The Newcomb-Macklin Company traced its roots to a regional frame manufacturer founded in 1871 in Evanston, Illinois by S. H. McElswain. After twelve years in business, in 1883, McElswain sold his company to a partnership formed by the firm's bookkeeper, Charles Macklin, and John C. Newcomb. The partners relocated their business to Chicago, Illinois, where the company's production plant occupied a full city block at 400-408 N. State Street in the city's near north side. Sales were generated by a product showroom adjacent to the Chicago factory and by a traveling sales force. Within a few years, the company also opened product showrooms in New York City and Glendale, California, though the Glendale location closed about 1940.

Newcomb-Macklin Company ceased operation in 1979 when the assets of the company were acquired by Thanhardt-Burger Corporation of LaPorte, Indiana. Thanhardt-Burger sold frames based on Newcomb-Macklin's designs until 2013, when the company's frame-making facility in LaPorte was destroyed by fire.

==Newcomb-Macklin product line==

Newcomb-Macklin picture frames were distinguished by their unique, perpendicular corner splines, a construction feature that prevented the corners of a frame from separating over time. Basswood was the company's preferred wood for hand-carving. Newcomb-Macklin frames were gilded with a wide variety of gold leaf, silver leaf and metal leaf finishes.

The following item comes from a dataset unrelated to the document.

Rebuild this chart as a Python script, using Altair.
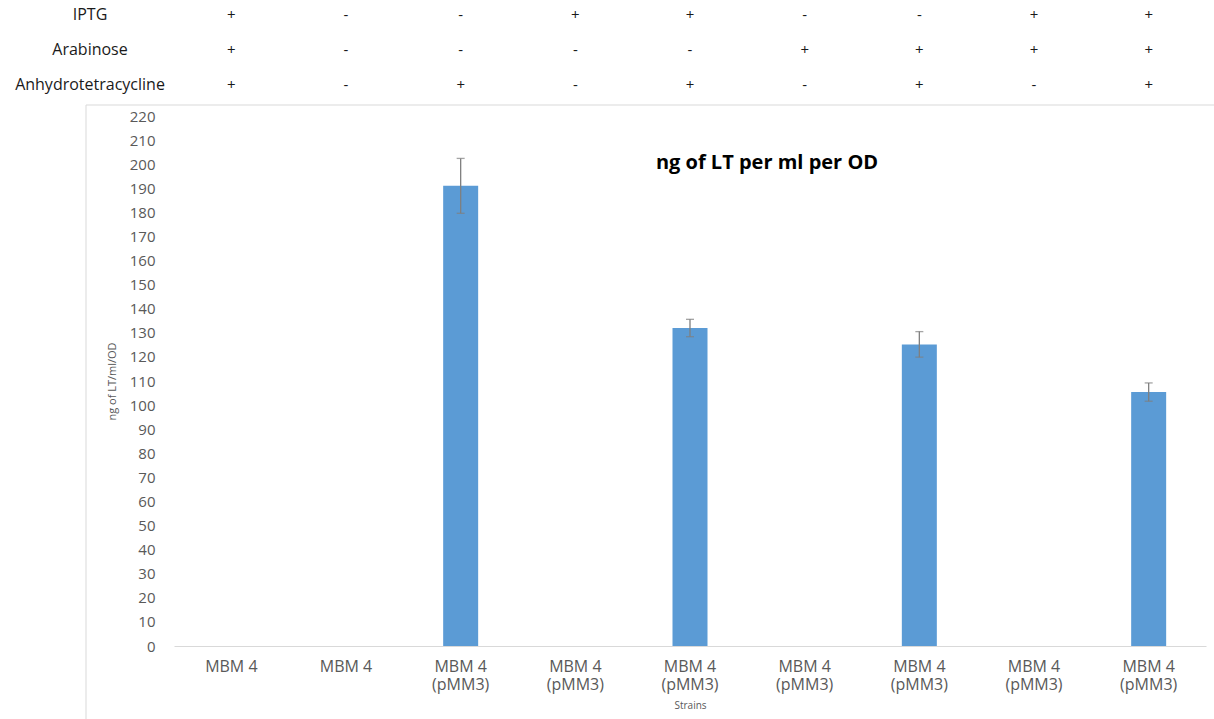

===Arts and Crafts style frames===

Patterns for Newcomb-Macklin's arts and crafts style frames were conceived by an in-house stable of designers. These designs were then hand-carved into frame molding on the company's production floor and the frames assembled. This creative capability also enabled company craftsmen to produce frames that were designed according to a customer's specifications. Maxfield Parrish, Childe Hassam, George Bellows and John Singer Sargent were among the company's most famous custom-order clients. Newcomb-Macklin designers incorporated motifs from as far away as New Mexico into their arts and crafts compositions, creating demand for these frames within the Taos art colony.

===Classic frames===

Much of Newcomb-Macklin's product line derived from the manufacture of exact copies of classic frames from a variety of periods and countries. Company sales literature promoted designs that were copied from colonial-period American frames, early American frames, Civil War-period American frames, French frames produced during the reigns of Louis XIII, Louis XIV, Louis XV, and Louis XVI, Dutch frames, Barbizon frames, 16th century Italian frames, and 17th century English frames. Newcomb-Macklin owned the rights to frames conceived by Stanford White, a nationally known American architect who was sensationally murdered in 1906, in New York, by Harry Kendall Thaw, and the company's sales literature promoted White's Renaissance-inspired designs.

===Additional products===

In addition to picture frames, the company manufactured a line of ornately framed mirrors, picture frame moldings for use in commercial frame shops, accent tables, and decorative specialties such as cornices and fan display boxes.